August 24, 2012 4:00 A.M. By Betsy Woodruff
Reid’s Glass House
Democratic senators have offshore accounts.
Good news for Senator Harry Reid: If he’s a little bored while waiting for Mitt Romney to release his tax returns, there are plenty of other elected officials — in his own party, to boot! — who merit the same eyebrow-raising he’s directed at the presumptive GOP presidential nominee. The Senate majority leader has expressed consternation about the fact that Romney has some money in offshore accounts, which probably reduces his tax burden. According to the Huffington Post, Reid quipped, “Most Americans don’t have the benefit of Swiss bank accounts or tax shelters in the Cayman Islands and Bermuda.” And Gawker just published more than 950 pages of Bain documents related to Romney’s offshore holdings, saying they detail his use of “exotic tax-avoidance schemes available only to the preposterously wealthy.”
Some of the “preposterously wealthy” Americans who do use such “schemes” include Senators Dianne Feinstein (D., Calif.), Richard Blumenthal (D., Conn.), Frank Lautenberg (D., N.J.), and John Kerry (D., Mass.). That should be music to Reid’s ears, since his transparency crusade might be a little easier to pull off within his own party.

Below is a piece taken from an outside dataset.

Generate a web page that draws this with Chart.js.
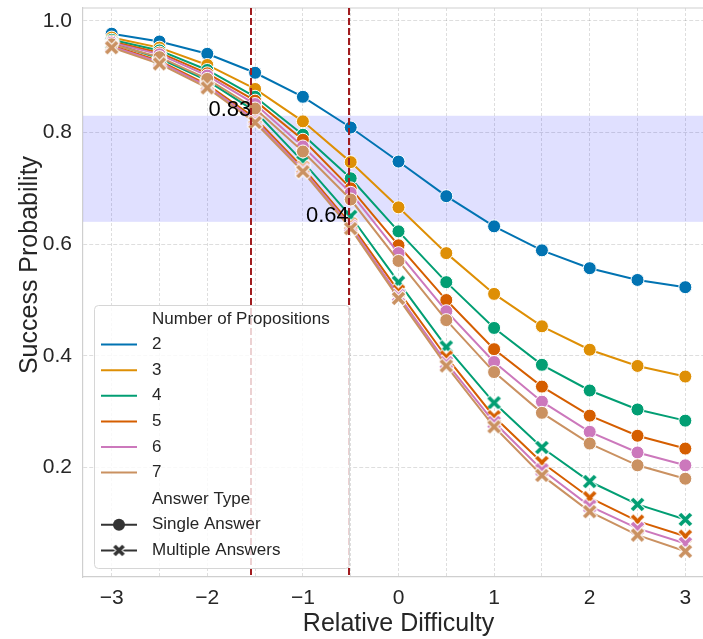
<!DOCTYPE html>
<html>
<head>
<meta charset="utf-8">
<script src="https://cdn.jsdelivr.net/npm/chart.js@4.4.0/dist/chart.umd.min.js"></script>
<style>
  html, body { margin: 0; padding: 0; background: #fff; overflow: hidden; }
  #wrap { width: 703px; height: 639px; overflow: hidden; }
</style>
</head>
<body>
<div id="wrap"><canvas id="chart" width="714" height="639"></canvas></div>
<script>
// relative difficulty grid the curves are evaluated on
const difficulty = [-3, -2.5, -2, -1.5, -1, -0.5, 0, 0.5, 1, 1.5, 2, 2.5, 3];
const propositions = ['2', '3', '4', '5', '6', '7'];
const palette = ['#0173b2', '#de8f05', '#029e73', '#d55e00', '#cc78bc', '#ca9161'];

// single answer curves, one per number of propositions
const single2 = [0.977, 0.963, 0.941, 0.907, 0.864, 0.809, 0.748, 0.686, 0.632, 0.589, 0.557, 0.536, 0.523];
const single3 = [0.970, 0.952, 0.921, 0.878, 0.820, 0.747, 0.666, 0.584, 0.511, 0.453, 0.411, 0.382, 0.363];
const single4 = [0.966, 0.947, 0.912, 0.864, 0.796, 0.718, 0.623, 0.532, 0.450, 0.384, 0.338, 0.304, 0.284];
const single5 = [0.963, 0.943, 0.906, 0.857, 0.787, 0.700, 0.598, 0.500, 0.412, 0.345, 0.293, 0.257, 0.234];
const single6 = [0.961, 0.940, 0.902, 0.851, 0.775, 0.692, 0.584, 0.480, 0.389, 0.318, 0.264, 0.227, 0.204];
const single7 = [0.958, 0.935, 0.896, 0.843, 0.766, 0.680, 0.570, 0.464, 0.371, 0.298, 0.243, 0.204, 0.180];

// multiple answers curves (only 4 to 7 propositions)
const multipleProps = ['4', '5', '6', '7'];
const multiple4 = [0.960, 0.933, 0.893, 0.838, 0.748, 0.650, 0.532, 0.416, 0.316, 0.236, 0.175, 0.134, 0.107];
const multiple5 = [0.956, 0.928, 0.886, 0.826, 0.737, 0.636, 0.516, 0.398, 0.291, 0.209, 0.146, 0.104, 0.077];
const multiple6 = [0.954, 0.926, 0.883, 0.822, 0.733, 0.632, 0.508, 0.388, 0.281, 0.196, 0.131, 0.091, 0.064];
const multiple7 = [0.952, 0.923, 0.880, 0.818, 0.730, 0.628, 0.503, 0.382, 0.273, 0.186, 0.121, 0.079, 0.050];

const xTicks = [-3, -2.5, -2, -1.5, -1, -0.5, 0, 0.5, 1, 1.5, 2, 2.5, 3];
const yTicks = [0.2, 0.4, 0.6, 0.8, 1.0];

// target success band and the difficulties where it is crossed
const bandRange = [0.64, 0.83];
const cutoffDifficulty = [-1.54, -0.52];
const cutoffLabels = ['0.83', '0.64'];
const cutoffLevel = [0.83, 0.64];

const singleSeries = [single2, single3, single4, single5, single6, single7];
const multipleSeries = [multiple4, multiple5, multiple6, multiple7];

const FONT = "'Liberation Sans', Arial, sans-serif";
const TEXT = '#262626';
const SPINE = '#cfcfcf';

// filled "X" marker with a white edge, like seaborn's X
function crossMarker(color, r, w) {
  const size = Math.ceil(2 * r + w + 6);
  const c = document.createElement('canvas');
  c.width = c.height = size;
  const g = c.getContext('2d');
  const m = size / 2;
  const strokeX = (col, lw, ext) => {
    g.strokeStyle = col;
    g.lineWidth = lw;
    g.lineCap = 'butt';
    g.beginPath();
    g.moveTo(m - r - ext, m - r - ext); g.lineTo(m + r + ext, m + r + ext);
    g.moveTo(m - r - ext, m + r + ext); g.lineTo(m + r + ext, m - r - ext);
    g.stroke();
  };
  strokeX('#fff', w + 2, 0.7);
  strokeX(color, w, 0);
  return c;
}

function lineSet(values, color, style) {
  return {
    data: values.map((y, k) => ({ x: difficulty[k], y: y })),
    borderColor: color,
    backgroundColor: color,
    borderWidth: 2,
    pointStyle: style,
    pointRadius: 6.5,
    pointHoverRadius: 6.5,
    pointBackgroundColor: color,
    pointBorderColor: '#fff',
    pointBorderWidth: 1,
    tension: 0
  };
}

const datasets = [];
propositions.forEach((p, i) => {
  datasets.push(lineSet(singleSeries[i], palette[i], 'circle'));
  const j = multipleProps.indexOf(p);
  if (j >= 0) datasets.push(lineSet(multipleSeries[j], palette[i], crossMarker(palette[i], 5.5, 3.8)));
});
// chart.js paints the first dataset on top, seaborn paints the last one on top
datasets.reverse();

const bandPlugin = {
  id: 'band',
  beforeDatasetsDraw(chart) {
    const { ctx, chartArea: a, scales: { y } } = chart;
    const top = y.getPixelForValue(bandRange[1]);
    const bottom = y.getPixelForValue(bandRange[0]);
    ctx.save();
    ctx.fillStyle = 'rgba(0, 0, 255, 0.12)';
    ctx.fillRect(a.left, top, a.right - a.left, bottom - top);
    // top spine
    ctx.strokeStyle = SPINE;
    ctx.lineWidth = 1.2;
    ctx.beginPath();
    ctx.moveTo(a.left, a.top);
    ctx.lineTo(a.right, a.top);
    ctx.stroke();
    ctx.restore();
  }
};

const cutoffPlugin = {
  id: 'cutoffs',
  afterDatasetsDraw(chart) {
    const { ctx, chartArea: a, scales: { x, y } } = chart;
    ctx.save();
    ctx.strokeStyle = '#a11c1f';
    ctx.lineWidth = 2;
    ctx.setLineDash([7, 3]);
    cutoffDifficulty.forEach(v => {
      const px = Math.round(x.getPixelForValue(v));
      ctx.beginPath();
      ctx.moveTo(px, a.top);
      ctx.lineTo(px, a.bottom);
      ctx.stroke();
    });
    ctx.setLineDash([]);
    ctx.fillStyle = '#000';
    ctx.font = '22px ' + FONT;
    ctx.textAlign = 'right';
    ctx.textBaseline = 'alphabetic';
    cutoffLabels.forEach((t, i) => {
      ctx.fillText(t, x.getPixelForValue(cutoffDifficulty[i]), y.getPixelForValue(cutoffLevel[i]));
    });
    ctx.restore();
  }
};

// y axis title, drawn by hand so it can sit where the figure has it
const yTitlePlugin = {
  id: 'yTitle',
  afterDraw(chart) {
    const ctx = chart.ctx;
    ctx.save();
    ctx.translate(30, 265);
    ctx.rotate(-Math.PI / 2);
    ctx.fillStyle = TEXT;
    ctx.font = '25px ' + FONT;
    ctx.textAlign = 'center';
    ctx.textBaseline = 'middle';
    ctx.fillText('Success Probability', 0, 0);
    ctx.restore();
  }
};

const legendPlugin = {
  id: 'boxLegend',
  afterDraw(chart) {
    const ctx = chart.ctx;
    const box = { x: 94, y: 305, w: 255, h: 263 };
    const rowH = 25.6;
    const handleX0 = 101, handleX1 = 137, textX = 152;
    ctx.save();
    ctx.fillStyle = 'rgba(255, 255, 255, 0.8)';
    ctx.strokeStyle = '#d6d6d6';
    ctx.lineWidth = 1;
    ctx.beginPath();
    ctx.roundRect(box.x + 0.5, box.y + 0.5, box.w, box.h, 4);
    ctx.fill();
    ctx.stroke();

    ctx.font = '17px ' + FONT;
    ctx.fillStyle = TEXT;
    ctx.textAlign = 'left';
    ctx.textBaseline = 'middle';
    let cy = 319;
    ctx.fillText('Number of Propositions', textX, cy);
    propositions.forEach((p, i) => {
      cy += rowH;
      ctx.strokeStyle = palette[i];
      ctx.lineWidth = 2;
      ctx.beginPath();
      ctx.moveTo(handleX0, cy);
      ctx.lineTo(handleX1, cy);
      ctx.stroke();
      ctx.fillStyle = TEXT;
      ctx.fillText(p, textX, cy);
    });
    cy += rowH + 1;
    ctx.fillText('Answer Type', textX, cy);
    const mid = (handleX0 + handleX1) / 2;
    ['Single Answer', 'Multiple Answers'].forEach((label, k) => {
      cy += rowH;
      ctx.strokeStyle = '#333';
      ctx.lineWidth = 2;
      ctx.beginPath();
      ctx.moveTo(handleX0, cy);
      ctx.lineTo(handleX1, cy);
      ctx.stroke();
      if (k === 0) {
        ctx.fillStyle = '#333';
        ctx.beginPath();
        ctx.arc(mid, cy, 6, 0, Math.PI * 2);
        ctx.fill();
      } else {
        const img = crossMarker('#333', 4.5, 3.6);
        ctx.drawImage(img, mid - img.width / 2, cy - img.height / 2);
      }
      ctx.fillStyle = TEXT;
      ctx.fillText(label, textX, cy);
    });
    ctx.restore();
  }
};

const gridColor = 'rgba(0, 0, 0, 0.13)';

new Chart(document.getElementById('chart'), {
  type: 'line',
  data: { datasets: datasets },
  options: {
    responsive: false,
    animation: false,
    events: [],
    layout: { autoPadding: false, padding: { top: 8, right: 0, bottom: 0, left: 0 } },
    plugins: { legend: { display: false }, tooltip: { enabled: false } },
    scales: {
      x: {
        type: 'linear',
        min: -3.3,
        max: 3.3,
        afterBuildTicks: s => { s.ticks = xTicks.map(v => ({ value: v })); },
        afterFit: s => { s.height = 62; s.paddingLeft = 0; s.paddingRight = 0; },
        ticks: {
          autoSkip: false,
          maxRotation: 0,
          padding: 9,
          color: TEXT,
          font: { family: FONT, size: 21 },
          callback: v => Number.isInteger(v) ? (v < 0 ? '\u2212' + Math.abs(v) : String(v)) : ''
        },
        grid: { color: gridColor, lineWidth: 1, drawTicks: false },
        border: { color: SPINE, width: 1.2, dash: [3, 2] },
        title: {
          display: true,
          text: 'Relative Difficulty',
          color: TEXT,
          font: { family: FONT, size: 25 },
          padding: { top: 0, bottom: 0 }
        }
      },
      y: {
        min: 0.004,
        max: 1.023,
        afterBuildTicks: s => { s.ticks = yTicks.map(v => ({ value: v })); },
        afterFit: s => { s.width = 83; s.paddingTop = 0; s.paddingBottom = 0; },
        ticks: {
          padding: 11,
          color: TEXT,
          font: { family: FONT, size: 21 },
          callback: v => v.toFixed(1)
        },
        grid: { color: gridColor, lineWidth: 1, drawTicks: false },
        border: { color: SPINE, width: 1.2, dash: [4, 2] }
      }
    }
  },
  plugins: [bandPlugin, cutoffPlugin, yTitlePlugin, legendPlugin]
});
</script>
</body>
</html>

He could start with Feinstein. OpenSecrets.org lists her as the seventh-wealthiest senator, with a net worth between $44 million and $94 million, according to her latest disclosure forms. And, just like Romney, she keeps a portion of it in offshore accounts. Her most recent reports say she has an unspecified amount (at least $1 million) “held independently by the spouse or independent child” in Coral Growth Investments, Ltd., in St. Peter Port, Guernsey. Guernsey, a tax haven, is a small island in the English Channel that early this year drew the ire of a British Labour-party leader for helping wealthy Brits dodge taxes. The California senator also has between $500,000 and $1 million in a fund called Cevian Capital II L.L.C. in Jersey, another of the Channel Islands. According to her latest forms, that holding generated between $15,000 and $50,000 in capital gains, interest, and dividends. Feinstein has another $1,000 to $15,000 in Mauritius, an island nation in the Indian Ocean off Madagascar that is an up-and-coming tax haven.
Like Feinstein, Richard Blumenthal is on the Senate Judiciary Committee. Also like Feinstein, he has funds sheltered from taxes — $15,000 to $50,000 in a hedge fund in the Cayman Islands, to be exact. That might not sound like a huge number, but his most recent disclosure forms say he made $50,000 to $100,000 from the fund in capital gains, dividends, and interest.
Lautenberg appears to be in the same boat. The New Jerseyan is the fifth-wealthiest senator, with a net worth that, in 2006, was six times the Senate’s average. His most recent forms show that his wife’s family has between $500,000 and $1 million in Port Louis, Mauritius. The money is in a real-estate private-equity fund that does its actual investing in India, and the earnings it generates are subject to taxes, as one of his representatives told National Review Online.
“The Senator’s wife’s family trust invested in a real estate fund that is fully transparent with a website and a reputable board of directors, and income on the investment is taxable,” said the senator’s communications director, Caley Gray. Which makes them just like Mitt Romney’s offshore investments. All Americans, including Romney and Lautenberg, pay applicable taxes on investments they report to the IRS, but often they deliberately set up these investments in places like Mauritius because these countries’ laws can help reduce their tax burdens.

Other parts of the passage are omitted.